[Begin]

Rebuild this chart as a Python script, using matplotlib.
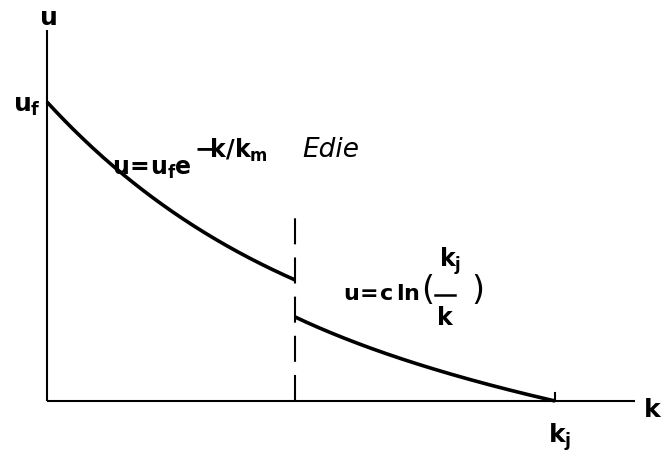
import numpy as np
import matplotlib.pyplot as plt

plt.rcParams['mathtext.fontset'] = 'custom'
plt.rcParams['mathtext.rm'] = 'DejaVu Sans:bold'
plt.rcParams['mathtext.it'] = 'DejaVu Sans:bold'
plt.rcParams['mathtext.bf'] = 'DejaVu Sans:bold'

# model parameters (k_j and u_f normalised to 1)
u_f = 1.0
k_j = 1.0
k_m = 0.54
c = 0.392
k_break = 0.488       # where the two regimes meet
dash_top = 0.615      # height of the dashed separator

axis_ends = [1.157, 1.241]   # x-axis length, y-axis length

fig = plt.figure(figsize=(6.7, 4.61), dpi=100)
ax = fig.add_axes([0, 0, 1, 1])
ax.set_xlim(-0.0925, 1.2264)
ax.set_ylim(-0.2007, 1.3411)
ax.axis('off')

# axes
ax.plot([0, axis_ends[0]], [0, 0], color='k', lw=1.5, solid_capstyle='butt')
ax.plot([0, 0], [0, axis_ends[1]], color='k', lw=1.5, solid_capstyle='butt')
ax.plot([k_j, k_j], [0, 0.027], color='k', lw=1.5)

# free-flow regime: exponential
k1 = np.linspace(0, k_break, 200)
ax.plot(k1, u_f * np.exp(-k1 / k_m), color='k', lw=2.6, solid_capstyle='butt')

# congested regime: Greenberg log
k2 = np.linspace(k_break, k_j, 200)
ax.plot(k2, c * np.log(k_j / k2), color='k', lw=2.6, solid_capstyle='butt')

# separator
ax.plot([k_break, k_break], [0, dash_top], color='k', lw=1.5,
        linestyle=(0, (12.5, 6.3)))

fs = 18
ax.text(0.002, 1.281, r'$u$', fontsize=fs, ha='center', va='center')
ax.text(1.173, -0.054, r'$k$', fontsize=fs, ha='left', va='baseline')
ax.text(-0.012, 0.967, r'$u_f$', fontsize=fs, ha='right', va='baseline')
ax.text(0.986, -0.14, r'$k_j$', fontsize=fs, ha='left', va='baseline')
ax.text(0.502, 0.816, 'Edie', fontsize=19, fontstyle='italic', ha='left', va='baseline')


def right_edge(t):
    fig.canvas.draw()
    bb = t.get_window_extent().transformed(ax.transData.inverted())
    return bb.x1


# u = u_f e^(-k/k_m), exponent kept near full size
base = ax.text(0.128, 0.756, r'$u\!=\!u_f e$', fontsize=17, ha='left', va='baseline')
ax.text(right_edge(base) + 0.004, 0.812, r'$-\!k/k_m$', fontsize=17,
        ha='left', va='baseline')

# u = c ln(k_j / k), fraction built from pieces at full size
lhs = ax.text(0.583, 0.338, r'$u\!=\!c\,ln$', fontsize=16, ha='left', va='baseline')
lp = ax.text(right_edge(lhs) + 0.002, 0.371, '(', fontsize=24, fontweight='medium',
             ha='left', va='center')
x_bar = right_edge(lp) + 0.002
w_bar = 0.04
ax.plot([x_bar, x_bar + w_bar], [0.355, 0.355], color='k', lw=1.8)
ax.text(x_bar + 0.008, 0.448, r'$k_j$', fontsize=17, ha='left', va='baseline')
ax.text(x_bar + w_bar / 2, 0.254, r'$k$', fontsize=17, ha='center', va='baseline')
ax.text(x_bar + w_bar + 0.032, 0.371, ')', fontsize=24, fontweight='medium',
        ha='left', va='center')

fig.savefig('out.png', dpi=100)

[End]

* **Request**
The lines from the top of the data above through the one holding "plt.rcParams['mathtext.bf'] = 'DejaVu" are to be repeated exactly, and only those, with no pictures.

* **Answer to the exercise**
Rebuild this chart as a Python script, using matplotlib.
import numpy as np
import matplotlib.pyplot as plt

plt.rcParams['mathtext.fontset'] = 'custom'
plt.rcParams['mathtext.rm'] = 'DejaVu Sans:bold'
plt.rcParams['mathtext.it'] = 'DejaVu Sans:bold'
plt.rcParams['mathtext.bf'] = 'DejaVu Sans:bold'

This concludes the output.